The first song on the 7 song project is titled “Not For Radio (feat. Puff Daddy)”. The title is perfect for the song because the message is uplifting, informative, and soulful. A vibe that has come to be rare in hip-hop music these days. To complete the vision Nas had for Nasir, he grabbed a few industry friends- Kanye West, The Dream, and Diddy.
The second song “Cops Shot The Kid (feat. Kanye West)” is the reality of we Blacks in America. The irony in the lyrics of the song. It paints a picture of a Freddy & Jason horror movie, or like straight out the comic book. It starts “Cops use to come around, you know, my neighborhood, ‘alright you kids stop having so much fun, move along.’ Oh, they’d arrest me, especially at night- they have a curfew, niggas have to be home by 11, negroes 12.” As the intro played I envisioned the 1950s in America, a group of young black males walking home after a baseball game and getting pulled over by a racist white police officer. Seconds after he pulls them over he shoots all 3 kids because he mistook their 3 baseball bats to be an automatic rifle. And when that idea is ripped to shreds by the media, he then claims self-defense because they appeared aggressive in appearance. He enlists Kanye West to help assist paint his vision for the song.
The 3rd song on the album, “White Label” starts off with Nas addressing nothing in particular, but more so a glorification of having made it out of his unfortunate circumstance. The 4th song on the album, “Bonjour” paints a picture of the luxuries of what we can overlook on the daily, and at the same time point out the tremendous flaws hidden in-between all that glitters.

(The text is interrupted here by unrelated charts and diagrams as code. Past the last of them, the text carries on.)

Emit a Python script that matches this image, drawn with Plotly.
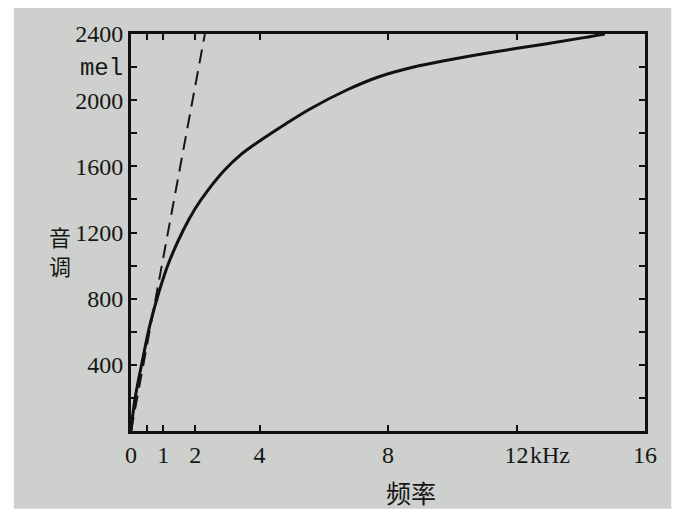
import plotly.graph_objects as go

# Data (frequency in kHz, pitch in mel)
freq_khz = [0, 0.12, 0.38, 0.6, 0.87, 1.16, 1.63, 2.0, 2.38, 2.9, 3.4, 3.9, 4.4, 4.8, 5.6,
            6.7, 7.7, 8.8, 9.8, 11.2, 12.9, 14.1, 14.75]
pitch_mel = [0, 190, 450, 650, 840, 1010, 1215, 1345, 1452, 1575, 1668, 1740, 1805, 1855, 1950,
             2060, 2140, 2200, 2240, 2288, 2340, 2378, 2400]

linear_freq = [0, 2.3]
linear_mel = [0, 2400]

x_tickvals = [0, 0.5, 1, 2, 4, 8, 12, 16]
x_ticktext = ["0", "", "1", "2", "4", "8", "12", "16"]
y_tickvals = [0, 200, 400, 600, 800, 1000, 1200, 1400, 1600, 1800, 2000, 2200, 2400]
y_ticktext = ["", "", "400", "", "800", "", "1200", "", "1600", "", "2000",
              "<span style='font-family:Liberation Mono'>mel</span>", "2400"]

serif = "Liberation Serif, Noto Sans CJK SC"
cjk = "Noto Sans CJK SC"
ink = "#161616"

fig = go.Figure()
fig.add_trace(go.Scatter(x=linear_freq, y=linear_mel, mode="lines",
                         line=dict(color=ink, width=2, dash="14px,8px"),
                         showlegend=False, hoverinfo="skip"))
fig.add_trace(go.Scatter(x=freq_khz, y=pitch_mel, mode="lines",
                         line=dict(color="#111111", width=3, shape="spline", smoothing=1.0),
                         showlegend=False))

axis_common = dict(showgrid=False, zeroline=False, showline=True, linecolor="#111111",
                   linewidth=3, mirror="ticks", ticks="inside", ticklen=6, tickwidth=2,
                   tickcolor="#111111", tickfont=dict(family=serif, size=24, color=ink))

fig.update_xaxes(range=[0, 16], tickmode="array", tickvals=x_tickvals, ticktext=x_ticktext,
                 **axis_common)
fig.update_yaxes(range=[0, 2400], tickmode="array", tickvals=y_tickvals, ticktext=y_ticktext,
                 **axis_common)

fig.add_annotation(x=12, xref="x", y=0, yref="paper", yshift=-9, text="kHz", showarrow=False,
                   xanchor="left", yanchor="top", xshift=11,
                   font=dict(family=serif, size=24, color=ink))
fig.add_annotation(x=-0.138, xref="paper", y=0.49, yref="paper", text="音",
                   xanchor="center", yanchor="middle",
                   showarrow=False, font=dict(family=cjk, size=22, color=ink))
fig.add_annotation(x=-0.138, xref="paper", y=0.417, yref="paper", text="调",
                   xanchor="center", yanchor="middle",
                   showarrow=False, font=dict(family=cjk, size=22, color=ink))
fig.add_annotation(x=0.545, xref="paper", y=-0.154, yref="paper", text="频率",
                   xanchor="center", yanchor="middle",
                   showarrow=False, font=dict(family=cjk, size=25, color=ink))

fig.add_shape(type="rect", xref="paper", yref="paper", x0=-0.228, x1=1.051, y0=-0.196, y1=1.0655,
              fillcolor="#cdd0cc", line=dict(width=0), layer="below")

fig.update_layout(width=689, height=522, margin=dict(l=123, r=52, t=26, b=99),
                  paper_bgcolor="white", plot_bgcolor="rgba(0,0,0,0)")

fig.write_html("out.html")
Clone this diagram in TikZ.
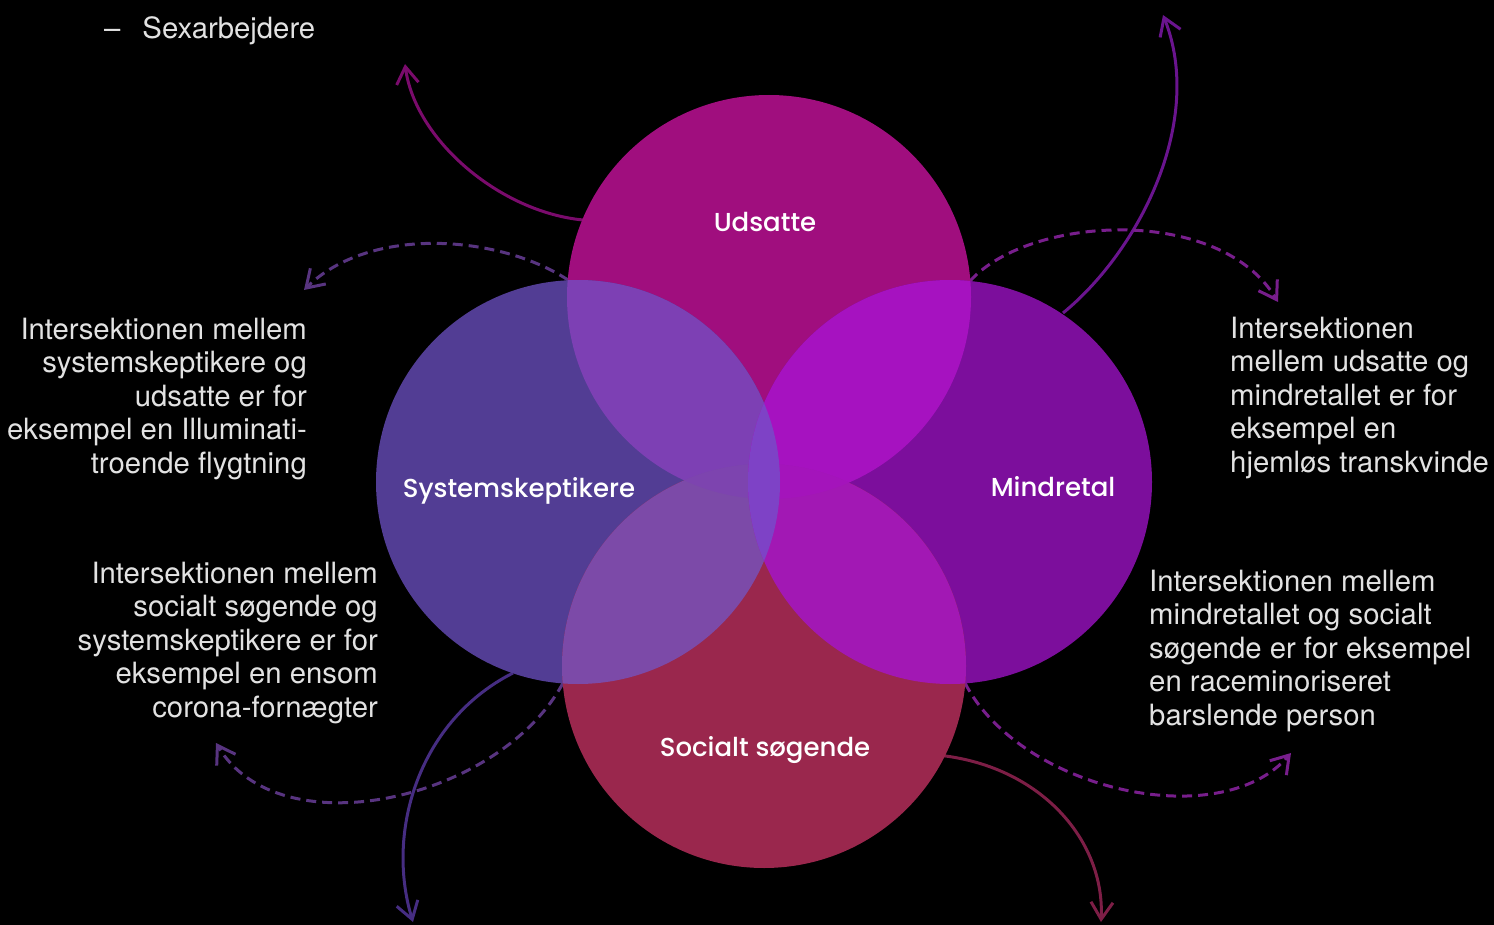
\documentclass[tikz,border=0pt]{standalone}
\usepackage{fontspec}
\setmainfont{TeX Gyre Heros}
\newfontfamily\labelfont{Poppins Medium}
\usetikzlibrary{arrows.meta, calc, positioning}

% circle fills and their overlaps
\definecolor{udsCol}{HTML}{A00E7E}
\definecolor{sysCol}{HTML}{523D94}
\definecolor{minCol}{HTML}{7C0E9C}
\definecolor{socCol}{HTML}{9A274D}
\definecolor{usCol}{HTML}{7D40B4}
\definecolor{umCol}{HTML}{A612C0}
\definecolor{ssCol}{HTML}{7C4AA8}
\definecolor{msCol}{HTML}{A218B4}
\definecolor{smCol}{HTML}{7E42C6}
% arrows and text
\definecolor{arrUds}{HTML}{7A0B6C}
\definecolor{arrSys}{HTML}{462D82}
\definecolor{arrMin}{HTML}{6A148E}
\definecolor{arrSoc}{HTML}{7D1E46}
\definecolor{dashL}{HTML}{583480}
\definecolor{dashR}{HTML}{781E8C}
\definecolor{bodyGray}{HTML}{E2E2E2}

\newcommand\circR{202}

\tikzset{
  circlelabel/.style={text=white, anchor=base, font=\labelfont\fontsize{26}{30}\selectfont},
  bodytext/.style={text=bodyGray, inner sep=0pt, font=\fontsize{29.3}{33.4}\selectfont},
  solidarrow/.style={->, line width=3pt},
  dashedarrow/.style={->, line width=3pt, dash pattern=on 10pt off 6pt},
}

\begin{document}
\begin{tikzpicture}[x=1pt, y=-1pt, >={Straight Barb[length=17pt,width=22pt]}]
    % --- Canvas ---
    \fill[black] (0,0) rectangle (1494,925);
    \useasboundingbox (0,0) rectangle (1494,925);

    % --- Circle centres ---
    \coordinate (cUds) at (769,297);
    \coordinate (cSys) at (578,482);
    \coordinate (cMin) at (950,482);
    \coordinate (cSoc) at (764,666);

    % --- Arrow ends ---
    \coordinate (udsOut) at (583,220);
    \coordinate (udsTip) at (405,64);
    \coordinate (usTop)  at (568,280);
    \coordinate (usTip)  at (304,290);
    \coordinate (minOut) at (1063,313);
    \coordinate (minTip) at (1163,15);
    \coordinate (umTop)  at (970,281);
    \coordinate (umTip)  at (1278,302);
    \coordinate (ssBot)  at (563,683);
    \coordinate (ssTip)  at (216,743);
    \coordinate (sysOut) at (513,673);
    \coordinate (sysTip) at (413,922);
    \coordinate (msBot)  at (965,683);
    \coordinate (msTip)  at (1291,753);
    \coordinate (socOut) at (937,755);
    \coordinate (socTip) at (1101,922);

    % --- Arrows (behind the circles) ---
    \draw[solidarrow, arrUds] (udsOut) .. controls (500,212) and (415,140) .. (udsTip);
    \draw[dashedarrow, dashL] (usTop) .. controls (500,235) and (370,225) .. (usTip);
    \draw[solidarrow, arrMin] (minOut) .. controls (1140,250) and (1205,120) .. (minTip);
    \draw[dashedarrow, dashR] (umTop) .. controls (1030,215) and (1220,205) .. (umTip);
    \draw[dashedarrow, dashL] (ssBot) .. controls (500,800) and (280,850) .. (ssTip);
    \draw[solidarrow, arrSys] (sysOut) .. controls (420,720) and (385,830) .. (sysTip);
    \draw[dashedarrow, dashR] (msBot) .. controls (1020,790) and (1220,835) .. (msTip);
    \draw[solidarrow, arrSoc] (socOut) .. controls (1040,765) and (1105,840) .. (socTip);

    % --- Circles ---
    \fill[udsCol] (cUds) circle (\circR);
    \fill[sysCol] (cSys) circle (\circR);
    \fill[minCol] (cMin) circle (\circR);
    \fill[socCol] (cSoc) circle (\circR);

    % --- Overlaps ---
    \begin{scope}
      \clip (cUds) circle (\circR);
      \fill[usCol] (cSys) circle (\circR);
      \fill[umCol] (cMin) circle (\circR);
    \end{scope}
    \begin{scope}
      \clip (cSoc) circle (\circR);
      \fill[ssCol] (cSys) circle (\circR);
      \fill[msCol] (cMin) circle (\circR);
    \end{scope}
    \begin{scope}
      \clip (cUds) circle (\circR);
      \clip (cSoc) circle (\circR);
      \fill[usCol!60!ssCol] (cSys) circle (\circR);
      \fill[umCol!60!msCol] (cMin) circle (\circR);
    \end{scope}
    \begin{scope}
      \clip (cSys) circle (\circR);
      \fill[smCol] (cMin) circle (\circR);
    \end{scope}

    % --- Circle labels ---
    \node[circlelabel] (udsatte) at (765,232) {Udsatte};
    \node[circlelabel] (system) at (519,497) {Systemskeptikere};
    \node[circlelabel] (mindretal) at (1053,496) {Mindretal};
    \node[circlelabel] (socialt) at (765,756) {Socialt søgende};

    % --- Texts ---
    \node[bodytext, anchor=west] (sexarb) at (104,31) {–\hspace{22pt}Sexarbejdere};
    \node[bodytext, anchor=north east, align=right] (txtUS) at (307,318)
      {Intersektionen mellem\\systemskeptikere og\\udsatte er for\\eksempel en Illuminati-\\troende flygtning};
    \node[bodytext, anchor=north east, align=right] (txtSS) at (378,562)
      {Intersektionen mellem\\socialt søgende og\\systemskeptikere er for\\eksempel en ensom\\corona-fornægter};
    \node[bodytext, anchor=north west, align=left] (txtUM) at (1230,317)
      {Intersektionen\\mellem udsatte og\\mindretallet er for\\eksempel en\\hjemløs transkvinde};
    \node[bodytext, anchor=north west, align=left] (txtMS) at (1149,570)
      {Intersektionen mellem\\mindretallet og socialt\\søgende er for eksempel\\en raceminoriseret\\barslende person};
\end{tikzpicture}
\end{document}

The 5th song “Everything (feat. The-Dream & Kanye West),” would have to be my 3rd favorite on the album. The harmonizing on the chorus is catchy and gives way for the verses to be heard. My interpretation of the overall message from the track is an older, more experienced figure advising a younger folk. From the tone of language and album context, the advice is being given to a black boy. The message being not to accept what we Blacks are presented if it doesn’t align to our liking. We are told not to question the circumstances that befall us, instead to accept it and strive for better.
After listening to Nasir it became clear this is sound advice most young Black males fail to receive, deeming it necessary in today’s America. It’s a motivational body of work! Dependent on what life deals you, momentarily, this album is mental food for your subconscious strength. With a title like Nasir, I didn’t expect anything that wasn’t delivered. In Arabic, the word Nasir means “helper,” which in a way defines the ultimate purpose of the album- help those in need of encouragement. If you are a Black male in American society, this album is a must-listen for you.